Letters From A Great Grandfather Part 2
Wars - It is easier to bomb a city when you call its people terrorists, than when you call them parents.
Dear Family and Peers,
I write this letter not from a battlefield, nor a war room, but from the soil. From a quiet piece of Earth where seeds are planted in hope, not in fear. In addition, I have a question:
What is a ration book?
Being born in April 1948, I recall the after-effects of World War II. Luckily in the small town of Burnley, in Northern England (where I was born) there were no bullet riddled buildings or bombed out rubble-d buildings.
One effect though was the aforementioned “ration-book”. It was sort of the opposite of the rampant consumption driven by our current financially furious foibles. My family Father, Mother, Grandmother etc were limited to what they could buy, yes, actually limited. “To deal with sometimes extreme shortages, the Ministry of Food instituted a system of rationing. To buy most rationed items, each person had to register at chosen shops and was provided with a ration book containing coupons. The shopkeeper was provided with enough food for registered customers. Purchasers had to present ration books when shopping so that the coupon or coupons could be cancelled as these pertained to rationed items.” More information on this here.
And yet, war seems always to return.
Like some grim tide, dressed anew each time in flags, slogans, and televised justifications.
So let me speak plainly, as your great grandfather:
War is nonsense. Deep, aching nonsense.
It is a betrayal of everything we know in our bones to be true and fighting over a piece of cloth (a flag) is a dangerous delusion.
We Are Not Made for This
Most human beings—yes, most—do not want to inflict pain.
We wince when a child cries. We soften when an elder stumbles.
Even when we disagree, something in us hesitates before harm.
This is not weakness.
This is humanity’s bedrock empathy.
And yet, war thrives. Not because people want to kill each other—
but because systems are built to override that empathy. Military training Is a plain example.
They dress up violence in uniforms and anthems.
They say you must hate the other to love your own.
And if you question it? You are labeled disloyal, unmanly, naive.
What a trick. What a trap.
The Leaders Who Light the Match Rarely Burn
Those who start wars rarely fight in them.
They speak of “sacrifice” from behind podiums,
while soldiers sleep in mud,
and families wait beside phones that do not ring.
It is the poor who enlist.
It is the widowed who mourn.
It is the children—always the children—who carry the trauma forward,
invisible but heavy, through generations.
I have lived long enough to see the same play performed over and over:
Old men talking of honor,
while young men bleed into dust.
What If We Called War What It Is?
Not strategy.
Not defense.
Not “peacekeeping operations.”
But organized, industrialized pain orchestrated by cowards.
What if the nightly news showed not maps and arrows—but the faces of those whose lives unravel because of decisions made far away?

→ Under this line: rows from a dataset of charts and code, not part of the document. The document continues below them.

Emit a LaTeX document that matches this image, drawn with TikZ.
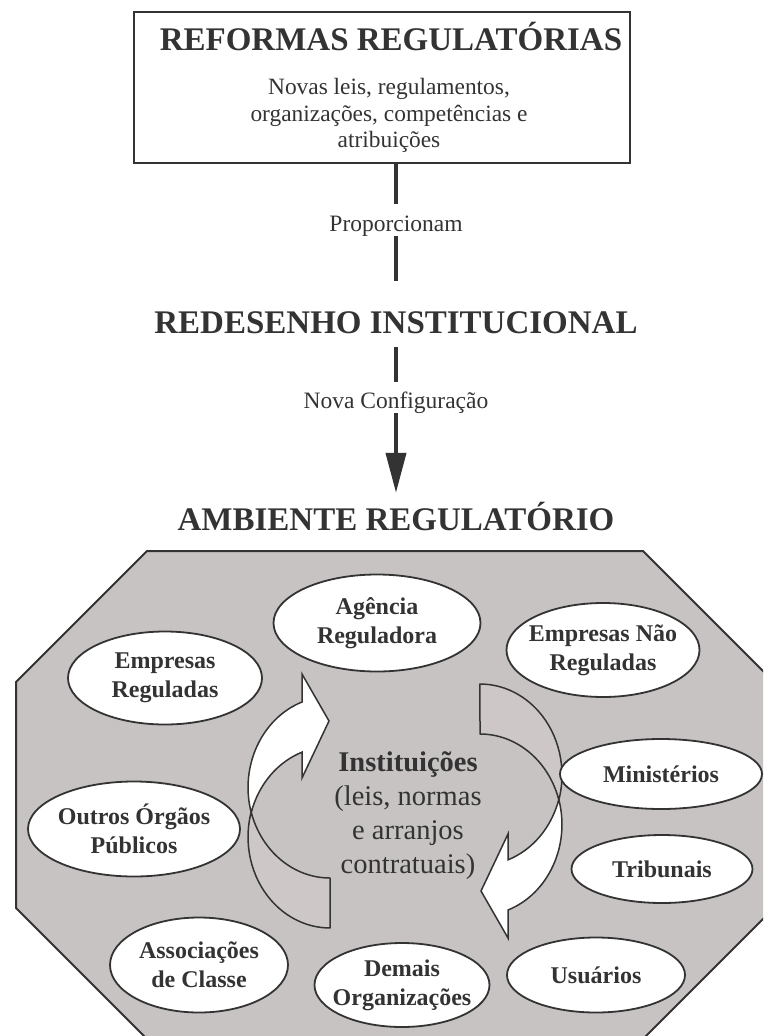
\documentclass[tikz,border=0pt]{standalone}
\usepackage{fontspec}
\setmainfont{Liberation Serif}
\usetikzlibrary{shapes.geometric,arrows.meta}
\definecolor{tinta}{HTML}{333333}
\definecolor{fundo}{RGB}{200,195,195}
\definecolor{cinzaverso}{RGB}{206,199,199}

\newcommand\setacurva{%
  \filldraw[faceverso] (251.2,811.9) arc[start angle=-196, end angle=-90, x radius=82pt, y radius=91pt]
    -- (330,878) arc[start angle=-90, end angle=-164, x radius=82pt, y radius=91pt] -- cycle;
  \filldraw[facefrente] (302,702) arc[start angle=-250, end angle=-164, x radius=82pt, y radius=91pt]
    arc[start angle=-196, end angle=-250, x radius=82pt, y radius=91pt]
    -- (302,778) -- (329,721) -- (302,674) -- cycle;
}

\begin{document}
\begin{tikzpicture}[x=1pt, y=-1pt,
  titulo/.style={font=\fontsize{33}{38}\selectfont\bfseries, text=tinta,
    inner sep=0pt, text height=22pt, text depth=0pt},
  rotulo/.style={font=\fontsize{23.5}{27}\selectfont, text=tinta,
    inner sep=0pt, text height=15.5pt, text depth=5pt},
  corpo/.style={font=\fontsize{23.4}{26.5}\selectfont, text=tinta,
    inner sep=0pt, align=center},
  caixa/.style={draw=tinta, line width=2pt, inner sep=0pt,
    minimum width=496pt, minimum height=151pt},
  elipse/.style={shape=ellipse, draw=tinta, line width=1.8pt, fill=white,
    inner sep=-10pt, align=center, text=tinta,
    font=\fontsize{24}{29}\selectfont\bfseries},
  conector/.style={draw=tinta, line width=4pt},
  faceverso/.style={draw=tinta, fill=cinzaverso, line width=1.5pt, line join=round},
  facefrente/.style={draw=tinta, fill=white, line width=1.5pt, line join=miter}]
  \useasboundingbox (0,0) rectangle (763,1036);
  \clip (0,0) rectangle (763,1036);

  \node[caixa] (reforma) at (382,87.5) {};
  \node[titulo, anchor=base] (reformaT) at (391,50) {REFORMAS REGULATÓRIAS};
  \node[corpo, anchor=north] (reformaD) at (389,78.5)
    {Novas leis, regulamentos,\\organizações, competências e\\atribuições};

  \node[rotulo, anchor=base] (prop) at (396,231) {Proporcionam};
  \node[titulo, anchor=base] (redesenho) at (396,333) {REDESENHO INSTITUCIONAL};
  \node[rotulo, anchor=base] (novacfg) at (396,408) {Nova Configuração};
  \node[titulo, anchor=base] (ambiente) at (396,530) {AMBIENTE REGULATÓRIO};

  \draw[conector, shorten >=11pt] (reforma.south -| prop) -- (prop.north);
  \draw[conector, shorten >=30pt] (prop.south) -- (redesenho.north);
  \draw[conector, shorten <=14pt, shorten >=10pt] (redesenho.south) -- (novacfg.north);
  \draw[conector, -{Triangle[length=40pt,width=20pt]}, shorten >=15pt]
    (novacfg.south) -- (ambiente.north);

  \filldraw[draw=tinta, fill=fundo, line width=2pt]
    (147,551) -- (643,551) -- (774,682) -- (774,908) -- (643,1039)
    -- (147,1039) -- (16,908) -- (16,682) -- cycle;

  \setacurva
  \begin{scope}[rotate around={180:(405,806)}]
    \setacurva
  \end{scope}

  \node[corpo, font=\fontsize{28.5}{34}\selectfont, anchor=north] (instituicoes) at (408,751)
    {\textbf{Instituições}\\(leis, normas\\e arranjos\\contratuais)};

  \node[elipse, minimum width=207pt, minimum height=97pt] (agencia) at (377,623) {Agência\\Reguladora};
  \node[elipse, minimum width=194pt, minimum height=93pt] (empreg) at (165,678) {Empresas\\Reguladas};
  \node[elipse, minimum width=193pt, minimum height=94pt] (empnreg) at (603,650) {Empresas Não\\Reguladas};
  \node[elipse, minimum width=202pt, minimum height=70pt] (ministerios) at (661,774) {Ministérios};
  \node[elipse, minimum width=181pt, minimum height=68pt] (tribunais) at (662,869) {Tribunais};
  \node[elipse, minimum width=178pt, minimum height=75pt] (usuarios) at (596,975) {Usuários};
  \node[elipse, minimum width=175pt, minimum height=84pt] (demais) at (402,985) {Demais\\Organizações};
  \node[elipse, minimum width=178pt, minimum height=95pt] (associacoes) at (199,965) {Associações\\de Classe};
  \node[elipse, minimum width=212pt, minimum height=95pt] (outros) at (134,829) {Outros Órgãos\\Públicos};
\end{tikzpicture}
\end{document}
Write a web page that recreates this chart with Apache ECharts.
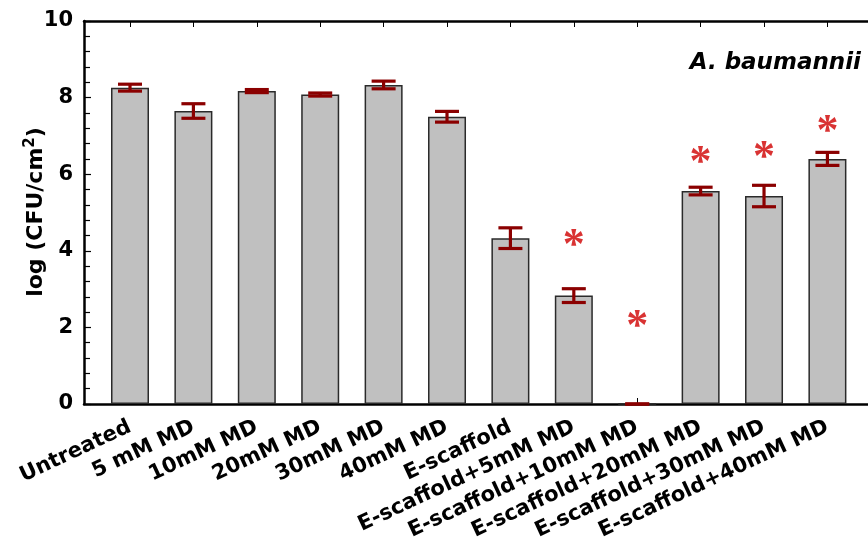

What if we taught our children (you all) to ask:
We Could Choose Differently
This I know:
We could feed every hungry child on Earth for less than we spend on a week of war.
We could build libraries, seed banks, and water systems where bombs now fall.
We could teach our young to mend soil and hearts, not to carry rifles.
It is not naive to believe in peace.
It is naive to keep believing that war is inevitable, in fact we have to dash these beliefs and elevate our consciousness.
And So, Dear Ones…
If you feel the pull of sorrow when the world rages—listen to it.
If you feel the surge of anger at injustice—harness it for healing, not hate.
If you feel powerless, remember this:
Even the smallest seed, buried in darkness, can become a tree that shelters many.
I do not know what kind of world you will inherit.
But I write these letters hoping to leave you something truer than flag or coin:
The memory that peace is possible.
And the reminder that it begins inside us,
and grows wherever we refuse to hurt one another.